What Is a Product-Led Culture? How to Build One That Drives Results
A product-led culture is the organizational environment in which a product-led strategy can actually succeed. It’s the set of values, behaviors, norms, and practices that keep a company genuinely focused on building excellent products that create customer value — rather than defaulting to sales pressure, internal politics, or short-term financial targets.
The analogy used often is this: just as you can’t grow a thriving garden without fertile soil, you can’t sustain a product-led organization without a product-led culture. The organizational model requires a cultural foundation to support it.
What a Product-Led Culture Looks Like in Practice
Customer Obsession as a Default
In a product-led culture, decisions across functions — not just in product and engineering — are evaluated through the lens of customer value. Marketing asks: “Does this campaign create real customer value or just noise?” Sales asks: “Are we selling solutions that will make our customers successful?” Finance asks: “Are we investing in what will make customers’ lives better?”
The customer is not a consideration in product-led cultures — they’re the primary reference point.
Product Thinking Spreads Beyond Product Teams
Product-led cultures don’t confine “product thinking” to the product management function. Engineers consider user experience implications in their technical decisions. Sales teams provide structured feedback about what customers need. Customer success teams identify product gaps that cause friction. Leadership frames strategic decisions in terms of customer outcomes.
Data and Evidence Drive Decisions
Opinions and intuition have a place, but they’re grounded by data. In a product-led culture, teams instrument their products, track meaningful metrics, run experiments, and let evidence inform their next moves. This doesn’t mean analysis paralysis — it means confident decisions backed by what’s actually true.
Psychological Safety to Learn and Fail
Product-led cultures understand that learning requires experimentation, and experimentation produces failures. Teams that punish failure produce teams that avoid risk — and risk-avoidance is incompatible with product innovation. Product-led cultures create safety for honest reporting of what didn’t work and genuine learning from those moments.
Long-Term Thinking
Product excellence is a compound investment — it builds over time and requires patience. Product-led cultures resist the quarterly-earnings mentality that sacrifices customer value for short-term financial metrics. This doesn’t mean ignoring financial performance; it means understanding that sustainable financial performance is built on genuine customer value.
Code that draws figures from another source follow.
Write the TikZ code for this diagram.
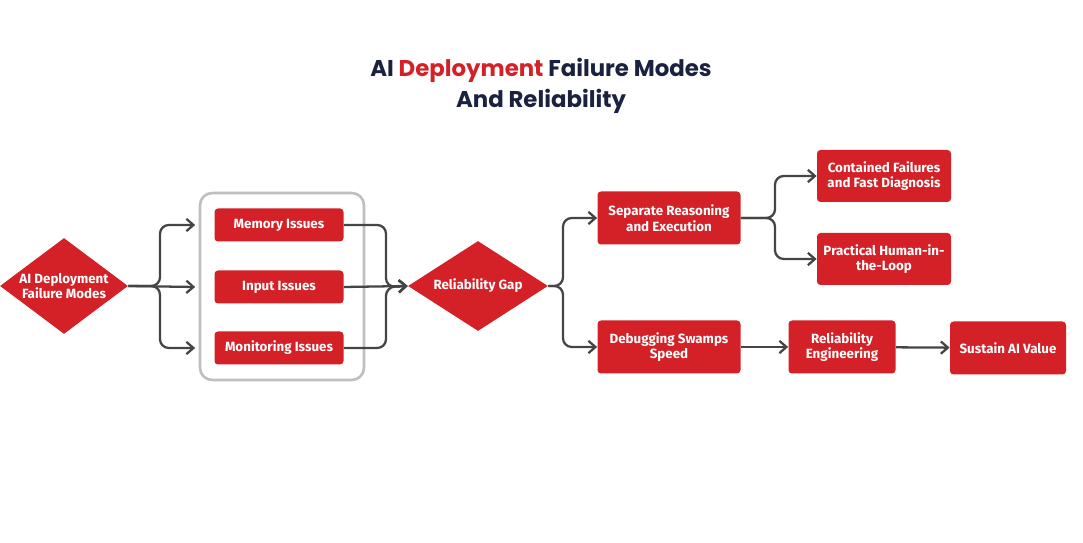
\documentclass[tikz,border=0pt]{standalone}
\usepackage{fontspec}
\setmainfont{Fira Sans}
\newfontfamily\titlefont{Poppins}
\usetikzlibrary{arrows.meta,positioning,shapes.geometric}
\definecolor{boxred}{HTML}{D42027}
\definecolor{navy}{HTML}{1B2240}
\definecolor{linegray}{HTML}{454545}
\tikzset{
  rbox/.style={rectangle, fill=boxred, rounded corners=2pt, text=white, font=\fontsize{7.6}{9}\selectfont\bfseries, align=center, inner sep=1pt},
  rdia/.style={diamond, fill=boxred, text=white, font=\fontsize{7.6}{9}\selectfont\bfseries, align=center, inner sep=0pt, aspect=1.4},
  conn/.style={draw=linegray, line width=1.3pt, rounded corners=5pt, -{Straight Barb[length=4pt,width=7pt]}},
}
\begin{document}
\begin{tikzpicture}[x=0.02cm, y=-0.02cm]
  \useasboundingbox (0,0) rectangle (1083,543);

  %% ============================================
  %% TITLE
  %% ============================================
  \node[font=\titlefont\fontsize{13}{16}\selectfont\bfseries, text=navy] (title1) at (541,70) {AI \textcolor{boxred}{Deployment} Failure Modes};
  \node[font=\titlefont\fontsize{13}{16}\selectfont\bfseries, text=navy] (title2) at (541,101) {And Reliability};

  % Grey grouping box
  \node[draw=black!25, line width=1.5pt, rounded corners=7pt, minimum width=164*0.02cm, minimum height=187*0.02cm] (group) at (282,286.5) {};

  % Diamonds
  \node[rdia, minimum width=128*0.02cm, minimum height=96*0.02cm] (dfm) at (64,286) {AI Deployment\\Failure Modes};
  \node[rdia, minimum width=140*0.02cm, minimum height=90*0.02cm] (gap) at (478,286) {Reliability Gap};

  % Issue boxes
  \node[rbox, minimum width=129*0.02cm, minimum height=33*0.02cm] (mem) at (279,225) {Memory Issues};
  \node[rbox, minimum width=129*0.02cm, minimum height=33*0.02cm] (inp) at (279,287) {Input Issues};
  \node[rbox, minimum width=129*0.02cm, minimum height=33*0.02cm] (mon) at (279,348) {Monitoring Issues};

  % Right-hand boxes
  \node[rbox, minimum width=143*0.02cm, minimum height=53*0.02cm] (sep) at (669,218) {Separate Reasoning\\and Execution};
  \node[rbox, minimum width=143*0.02cm, minimum height=53*0.02cm] (dbg) at (669,347) {Debugging Swamps\\Speed};
  \node[rbox, minimum width=134*0.02cm, minimum height=52*0.02cm] (cont) at (884,176) {Contained Failures\\and Fast Diagnosis};
  \node[rbox, minimum width=134*0.02cm, minimum height=52*0.02cm] (hitl) at (884,259) {Practical Human-in-\\the-Loop};
  \node[rbox, minimum width=107*0.02cm, minimum height=53*0.02cm] (reng) at (842,347) {Reliability\\Engineering};
  \node[rbox, minimum width=116*0.02cm, minimum height=53*0.02cm] (sust) at (1008,348) {Sustain AI Value};

  % Fan-out to issues
  \draw[conn] (dfm.east) -| (160,225) -- ([xshift=-19*0.02cm]mem.west);
  \draw[conn] (dfm.east) -- ([xshift=-19*0.02cm]inp.west);
  \draw[conn] (dfm.east) -| (160,348) -- ([xshift=-19*0.02cm]mon.west);

  % Issues into the gap
  \draw[conn] (mem.east) -| (386,287) -- (gap.west);
  \draw[conn] (inp.east) -- (gap.west);
  \draw[conn] (mon.east) -| (386,287) -- (gap.west);

  % Gap to the two paths
  \draw[conn] (gap.east) -| (563,218) -- (sep.west);
  \draw[conn] (gap.east) -| (563,347) -- (dbg.west);

  % Separate to outcomes
  \draw[conn] (sep.east) -| (775,176) -- (cont.west);
  \draw[conn] (sep.east) -| (775,259) -- (hitl.west);

  % Bottom chain
  \draw[conn] (dbg) -- (reng);
  \draw[conn] (reng) -- (sust);
\end{tikzpicture}
\end{document}
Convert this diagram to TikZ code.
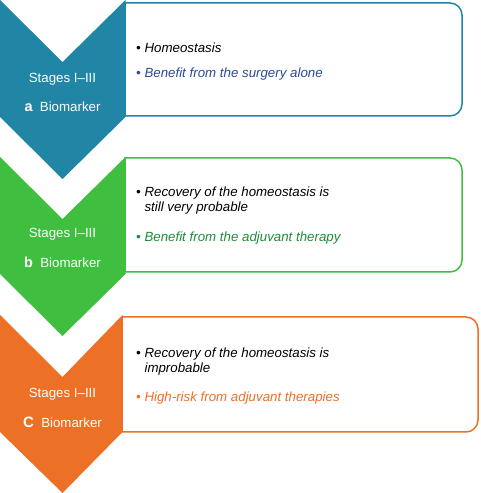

How a Product-Led Culture Develops
It Starts at the Top
Culture is a reflection of what leadership values and what leadership tolerates. If executives make decisions based primarily on short-term revenue pressure rather than customer impact, the rest of the organization will follow suit regardless of what values are written on the walls.
Building a product-led culture requires genuine executive commitment — not just verbal support, but decisions that demonstrate the values in action.
Hiring for Product-Led Values
Recruiting people who already think customer-first, who are comfortable with data and uncertainty, and who are oriented toward learning and improvement reinforces the culture rather than diluting it.
Processes That Reinforce the Culture
What processes you have and how they’re run either reinforce or undermine culture. Product-led cultures invest in continuous customer research, make customer feedback visible across the organization, conduct post-mortems that focus on learning rather than blame, and celebrate outcomes rather than just output.
Customer Proximity for Everyone
The more distance between employees and customers, the harder it is to maintain a customer-focused culture. Product-led organizations find ways to keep every function in regular contact with customer reality: joint customer calls, sharing user research broadly, making support tickets visible to engineers.
Signals That Culture Is (or Isn’t) Product-Led
Healthy signs:
- Decisions start with customer impact, not internal convenience
- Teams regularly seek out customer feedback and act on it
- Product wins are celebrated company-wide, not just within the product team
- Failures are discussed openly and used to improve
Warning signs:
- Features are built because the CEO said so, not because of customer evidence
- Customer research happens only when a project is already underway
- “Shipping” is celebrated regardless of whether the shipped product is working for users
- Product managers spend more time in meetings than with customers
Key Takeaways
A product-led culture isn’t created by an all-hands presentation or a new set of values on a website. It’s built through consistent, repeated choices — in hiring, in process design, in how leadership behaves, and in how teams are evaluated. Organizations that invest in the culture required to support a product-led model will find that product excellence becomes self-reinforcing over time.